Dr K Ishikawa on Dr Deming from 1950 to 1953 and then why Dr JM Juran was invited to rectify the three problems Dr Deming created.

Dr Kaoru Ishikawa 1989 "Introduction to Quality Control" page 10. "In 1950, JUSE invited Dr W E Deming from the US to conduct a QC seminar for top management, department and section managers, and engineers. This seminar was extremely enlightening; with the proceeds donated by Dr Deming for the sale of his transcripts, the Deming Prize for Quality Control was inaugurated in 1951. This scheme contributed immeasurably to the progress of quality control in Japan."

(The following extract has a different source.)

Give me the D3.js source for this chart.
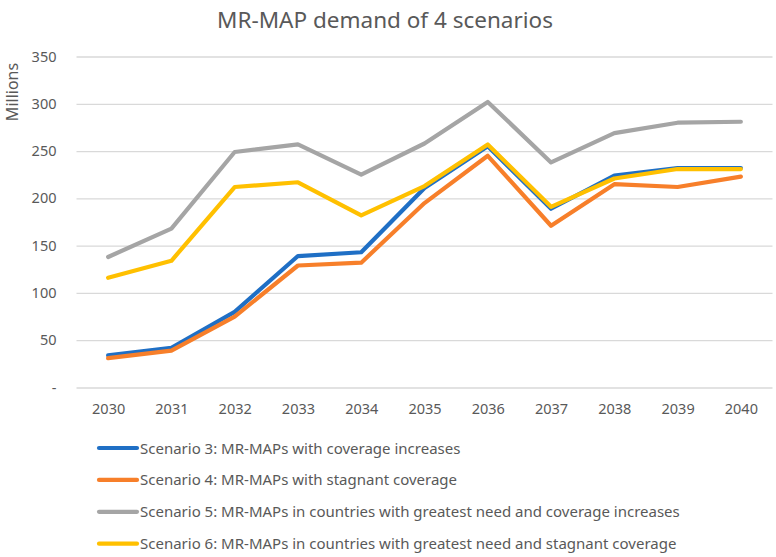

"Initially, however, Japanese quality control also suffered from various problems. The first was that statistical methods were overemphasized, and this fostered the mistaken impression that quality control and statistical quality control were difficult. Second, the emphasis on standardization led to the tendency for quality control to be carried out merely formally. The third problem was that top management and department and section managers did not develop much enthusiasm for quality control."

"To help solve these problems, Dr J. M. Juran was invited to Japan in 1954 to give a seminar for executives and department and section managers. Quality control at last started to be used as a management tool. This marked the beginning of a gradual transition from statistical quality control to total quality control, and in turn led to the promotion of quality control in which all departments and all employees participated - in other words, title or company-wide quality control.”

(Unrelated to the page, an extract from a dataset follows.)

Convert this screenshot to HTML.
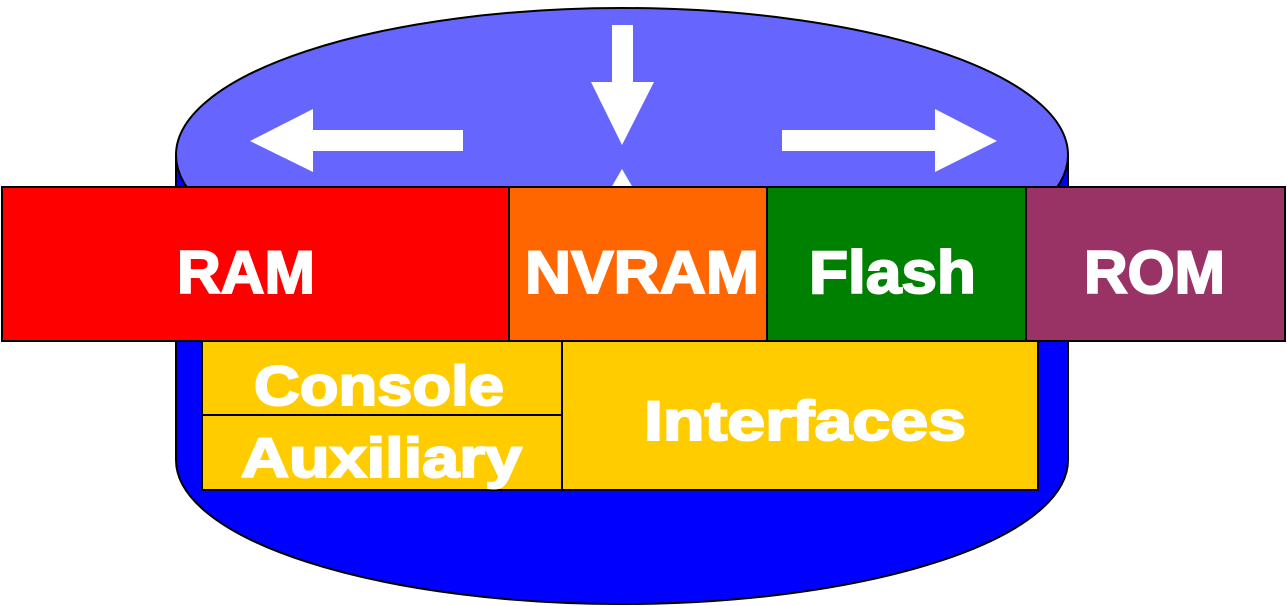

“This required the involvement of the workplace, and, in 1956, high-quality control course for foremen was started on Japan shortwave radio.”
Page 18 provides a figure 1.2 called “The Philosophy of the Control of Quality: The Deming Cycle. Being 1. Planning and design 2. Production 3. Marketing 4. After-sales service and market surveys – that leads to Redesign and a Move Forward”. Further explained on page 20 “from one viewpoint, this is the fundamental ideal of quality the control. Since this approach was introduced to Japan by Dr Deming in 1950, it is also known in Japan as the Deming cycle. Dr Deming himself, however, said that it was Dr Shewhart’s idea and that the diagram should be called the Shewhart Cycle.” On page 37, figure 1.8 it was summarized as the “plan-do-check-act (PDCA) cycle, but this is also insufficient, and I had success with splitting the cycle up into the six steps in figure 1.9. This really is a scientific management procedure using the QC approach”.